#### [Goal of the exercise]
Copy the lines of the data below exactly, starting at the first and stopping after the line that contains "0.00348, 0.00250, 0.00185, 0.00133, 0.00098];"; include no pictures.

#### [Stored data]
* * * * * * * * *
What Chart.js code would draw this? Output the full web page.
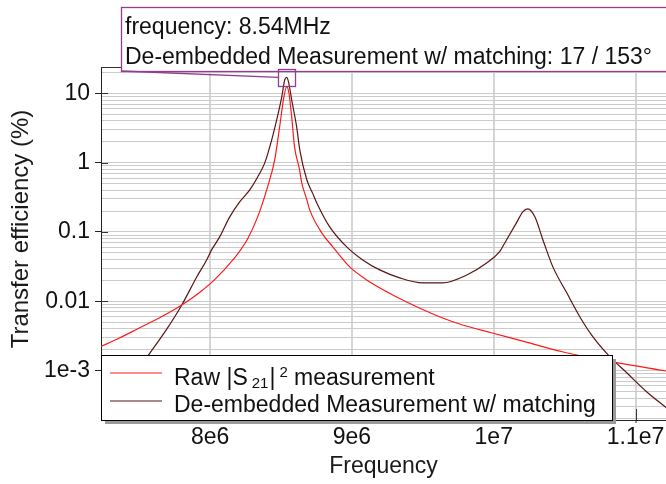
<!DOCTYPE html>
<html>
<head>
<meta charset="utf-8">
<script src="https://cdn.jsdelivr.net/npm/chart.js@4"></script>
<style>
  body { margin: 0; background: #fff; }
  canvas { display: block; }
</style>
</head>
<body>
<canvas id="chart" width="666" height="484"></canvas>
<script>
// values (frequency in Hz, efficiency in %)
const seriesNames = ["Raw |S21|² measurement", "De-embedded Measurement w/ matching"];

const freqRaw = [7.22e6, 7.36e6, 7.50e6, 7.64e6, 7.80e6, 7.93e6, 8.03e6, 8.16e6, 8.26e6, 8.335e6,
  8.405e6, 8.455e6, 8.49e6, 8.52e6, 8.54e6, 8.555e6, 8.575e6, 8.595e6, 8.63e6, 8.646e6,
  8.68e6, 8.702e6, 8.787e6, 8.865e6, 8.984e6, 9.104e6, 9.316e6, 9.46e6, 9.64e6, 9.78e6,
  9.99e6, 10.25e6, 10.49e6, 10.84e6, 11.22e6];
const effRaw = [0.00218, 0.00294, 0.00411, 0.00573, 0.00883, 0.0136, 0.0203, 0.0394, 0.0766, 0.165,
  0.447, 1.10, 3.28, 8.9, 12.4, 10.2, 4.58, 1.69, 0.80, 0.51,
  0.30, 0.208, 0.097, 0.061, 0.0313, 0.0203, 0.0115, 0.00826, 0.00573, 0.00454,
  0.00348, 0.00250, 0.00185, 0.00133, 0.00098];

const freqDeemb = [7.40e6, 7.566e6, 7.69e6, 7.80e6, 7.905e6, 7.975e6, 8.01e6, 8.067e6, 8.138e6, 8.208e6,
  8.279e6, 8.335e6, 8.385e6, 8.434e6, 8.469e6, 8.505e6, 8.526e6, 8.54e6, 8.554e6, 8.575e6,
  8.61e6, 8.632e6, 8.681e6, 8.723e6, 8.752e6, 8.843e6, 8.963e6, 9.076e6, 9.196e6, 9.337e6,
  9.50e6, 9.64e6, 9.81e6, 9.95e6, 10.04e6, 10.09e6, 10.16e6, 10.205e6, 10.24e6, 10.29e6,
  10.347e6, 10.417e6, 10.516e6, 10.608e6, 10.70e6, 10.82e6, 10.94e6, 11.08e6, 11.22e6];
const effDeemb = [0.00056, 0.00168, 0.00385, 0.00883, 0.0224, 0.0394, 0.055, 0.0848, 0.165, 0.271,
  0.404, 0.622, 0.991, 2.13, 4.14, 8.9, 15.7, 17, 14.2, 8.05,
  3.28, 1.53, 0.57, 0.36, 0.262, 0.118, 0.0607, 0.0394, 0.0283, 0.0217,
  0.0184, 0.0184, 0.0239, 0.0356, 0.0514, 0.0766, 0.135, 0.195, 0.215, 0.165,
  0.0766, 0.0313, 0.0131, 0.00593, 0.00305, 0.00157, 0.00092, 0.00049, 0.000287];

const xTicks = [8e6, 9e6, 1e7, 1.1e7];
const xTickLabels = ["8e6", "9e6", "1e7", "1.1e7"];
const yDecades = [1e-3, 0.01, 0.1, 1, 10];
const yTickLabels = ["1e-3", "0.01", "0.1", "1", "10"];
const yTitle = "Transfer efficiency (%)";

const peakFreq = 8.54e6;
const peakEff = 17;
const markerText = ["frequency: 8.54MHz", "De-embedded Measurement w/ matching: 17 / 153°"];

const X_MIN = 7.23e6, X_MAX = 1.1215e7;
const Y_MIN = 1.93e-4, Y_MAX = 24;

const RED = "#ff1a1a";
const BROWN = "#5c1414";
const PURPLE = "#923c92";
const FONT = '"Liberation Sans", Arial, sans-serif';

Chart.defaults.font.family = FONT;
Chart.defaults.color = "#1a1a1a";

function isDecade(v) {
  return yDecades.some(d => Math.abs(v - d) / d < 1e-6);
}

function toPoints(xs, ys) {
  return xs.map((x, i) => ({x: x, y: ys[i]}));
}

// legend, marker annotation, y title and frame bits drawn on top
const overlay = {
  id: "overlay",
  afterDraw(chart) {
    const ctx = chart.ctx;
    const a = chart.chartArea;
    const xs = chart.scales.x, ys = chart.scales.y;
    ctx.save();

    // top frame + inner tick marks
    ctx.strokeStyle = "#333";
    ctx.lineWidth = 1;
    ctx.beginPath();
    ctx.moveTo(a.left, a.top + 0.5);
    ctx.lineTo(a.right, a.top + 0.5);
    ctx.stroke();
    ys.ticks.forEach(t => {
      if (!isDecade(t.value)) return;
      const py = Math.round(ys.getPixelForValue(t.value)) + 0.5;
      ctx.beginPath(); ctx.moveTo(a.left, py); ctx.lineTo(a.left + 7, py); ctx.stroke();
    });
    xs.ticks.forEach(t => {
      const px = Math.round(xs.getPixelForValue(t.value)) + 0.5;
      ctx.beginPath(); ctx.moveTo(px, a.bottom); ctx.lineTo(px, a.bottom - 11); ctx.stroke();
    });

    // y axis title
    ctx.save();
    ctx.translate(21, 229);
    ctx.rotate(-Math.PI / 2);
    ctx.font = "24px " + FONT;
    ctx.fillStyle = "#1a1a1a";
    ctx.textAlign = "center";
    ctx.textBaseline = "middle";
    ctx.fillText(yTitle, 0, 0);
    ctx.restore();

    // legend box
    const lx = a.left, lw = 511, lh = 65, ly = a.bottom - lh;
    ctx.fillStyle = "#9a9a9a";
    ctx.fillRect(lx + 4, ly + 4, lw, lh);
    ctx.fillStyle = "#fff";
    ctx.fillRect(lx, ly, lw, lh);
    ctx.strokeStyle = "#000";
    ctx.strokeRect(lx + 0.5, ly + 0.5, lw, lh);

    const rowY = [ly + 18, ly + 46];
    const colors = [RED, BROWN];
    colors.forEach((c, i) => {
      ctx.strokeStyle = c;
      ctx.lineWidth = 1.2;
      ctx.beginPath();
      ctx.moveTo(lx + 9, rowY[i]);
      ctx.lineTo(lx + 61, rowY[i]);
      ctx.stroke();
    });

    ctx.fillStyle = "#111";
    ctx.textBaseline = "alphabetic";
    ctx.textAlign = "left";
    const big = "23px " + FONT, small = "15px " + FONT;
    let tx = lx + 73;
    const b1 = rowY[0] + 12;
    ctx.font = big; ctx.fillText("Raw |S", tx, b1); tx += ctx.measureText("Raw |S").width + 4;
    ctx.font = small; ctx.fillText("21", tx, b1 + 3); tx += ctx.measureText("21").width + 1;
    ctx.font = big; ctx.fillText("|", tx, b1); tx += ctx.measureText("|").width + 4;
    ctx.font = small; ctx.fillText("2", tx, b1 - 8); tx += ctx.measureText("2").width;
    ctx.font = big; ctx.fillText(" measurement", tx, b1);
    ctx.fillText(seriesNames[1], lx + 73, rowY[1] + 11);

    // marker annotation
    const mx = xs.getPixelForValue(peakFreq);
    const my = ys.getPixelForValue(peakEff);
    const bx = 121, by = 7, bh = 64;
    ctx.fillStyle = "#fff";
    ctx.fillRect(bx, by, 700, bh);
    ctx.strokeStyle = PURPLE;
    ctx.lineWidth = 1.3;
    ctx.strokeRect(bx + 0.5, by + 0.5, 700, bh);
    ctx.beginPath();
    ctx.moveTo(bx, by + bh);
    ctx.lineTo(mx - 8.5, my);
    ctx.stroke();
    ctx.strokeRect(Math.round(mx - 8.5) + 0.5, Math.round(my - 8.5) + 0.5, 17, 17);
    ctx.fillStyle = "#111";
    ctx.font = big;
    ctx.fillText(markerText[0], bx + 4, by + 27);
    ctx.fillText(markerText[1], bx + 4, by + 57);

    ctx.restore();
  }
};

new Chart(document.getElementById("chart"), {
  type: "line",
  data: {
    datasets: [
      {label: seriesNames[0], data: toPoints(freqRaw, effRaw), borderColor: RED, borderWidth: 1.2,
       pointRadius: 0, cubicInterpolationMode: "monotone", fill: false},
      {label: seriesNames[1], data: toPoints(freqDeemb, effDeemb), borderColor: BROWN, borderWidth: 1.2,
       pointRadius: 0, cubicInterpolationMode: "monotone", fill: false}
    ]
  },
  options: {
    responsive: false,
    animation: false,
    events: [],
    layout: {padding: {top: 67, left: 0, right: 0, bottom: 0}},
    plugins: {legend: {display: false}, tooltip: {enabled: false}},
    scales: {
      x: {
        type: "linear",
        min: X_MIN, max: X_MAX,
        afterFit(s) { s.height = 64; },
        afterBuildTicks(s) { s.ticks = xTicks.map(v => ({value: v})); },
        ticks: {
          autoSkip: false, maxRotation: 0, padding: 1, color: "#111",
          font: {size: 23},
          callback: (v) => { const i = xTicks.indexOf(v); return i >= 0 ? xTickLabels[i] : ""; }
        },
        grid: {color: "#d6d6d6", lineWidth: 2, tickLength: 3, tickColor: "#222", tickWidth: 1},
        border: {display: true, color: "#222", width: 1},
        title: {display: true, text: "Frequency", font: {size: 23}, color: "#1a1a1a", padding: {top: 0, bottom: 4}}
      },
      y: {
        type: "logarithmic",
        min: Y_MIN, max: Y_MAX,
        afterFit(s) { s.width = 101; },
        afterBuildTicks(s) {
          const t = [];
          for (let e = -4; e <= 1; e++) {
            for (let k = 1; k <= 9; k++) {
              const v = Number((k * Math.pow(10, e)).toPrecision(3));
              if (v >= Y_MIN && v <= Y_MAX) t.push({value: v, major: k === 1});
            }
          }
          s.ticks = t;
        },
        ticks: {
          autoSkip: false, padding: 5, color: "#111",
          font: {size: 23},
          callback: (v) => { const i = yDecades.findIndex(d => Math.abs(v - d) / d < 1e-6); return i >= 0 ? yTickLabels[i] : ""; }
        },
        grid: {
          color: "#cbcbcb", lineWidth: 1, tickLength: 6, tickWidth: 1,
          tickColor: (c) => (c.tick && isDecade(c.tick.value)) ? "#222" : "rgba(0,0,0,0)"
        },
        border: {display: true, color: "#222", width: 1}
      }
    }
  },
  plugins: [overlay]
});
</script>
</body>
</html>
* * * * * * * * *
#### [Right answer]
What Chart.js code would draw this? Output the full web page.
<!DOCTYPE html>
<html>
<head>
<meta charset="utf-8">
<script src="https://cdn.jsdelivr.net/npm/chart.js@4"></script>
<style>
  body { margin: 0; background: #fff; }
  canvas { display: block; }
</style>
</head>
<body>
<canvas id="chart" width="666" height="484"></canvas>
<script>
// values (frequency in Hz, efficiency in %)
const seriesNames = ["Raw |S21|² measurement", "De-embedded Measurement w/ matching"];

const freqRaw = [7.22e6, 7.36e6, 7.50e6, 7.64e6, 7.80e6, 7.93e6, 8.03e6, 8.16e6, 8.26e6, 8.335e6,
  8.405e6, 8.455e6, 8.49e6, 8.52e6, 8.54e6, 8.555e6, 8.575e6, 8.595e6, 8.63e6, 8.646e6,
  8.68e6, 8.702e6, 8.787e6, 8.865e6, 8.984e6, 9.104e6, 9.316e6, 9.46e6, 9.64e6, 9.78e6,
  9.99e6, 10.25e6, 10.49e6, 10.84e6, 11.22e6];
const effRaw = [0.00218, 0.00294, 0.00411, 0.00573, 0.00883, 0.0136, 0.0203, 0.0394, 0.0766, 0.165,
  0.447, 1.10, 3.28, 8.9, 12.4, 10.2, 4.58, 1.69, 0.80, 0.51,
  0.30, 0.208, 0.097, 0.061, 0.0313, 0.0203, 0.0115, 0.00826, 0.00573, 0.00454,
  0.00348, 0.00250, 0.00185, 0.00133, 0.00098];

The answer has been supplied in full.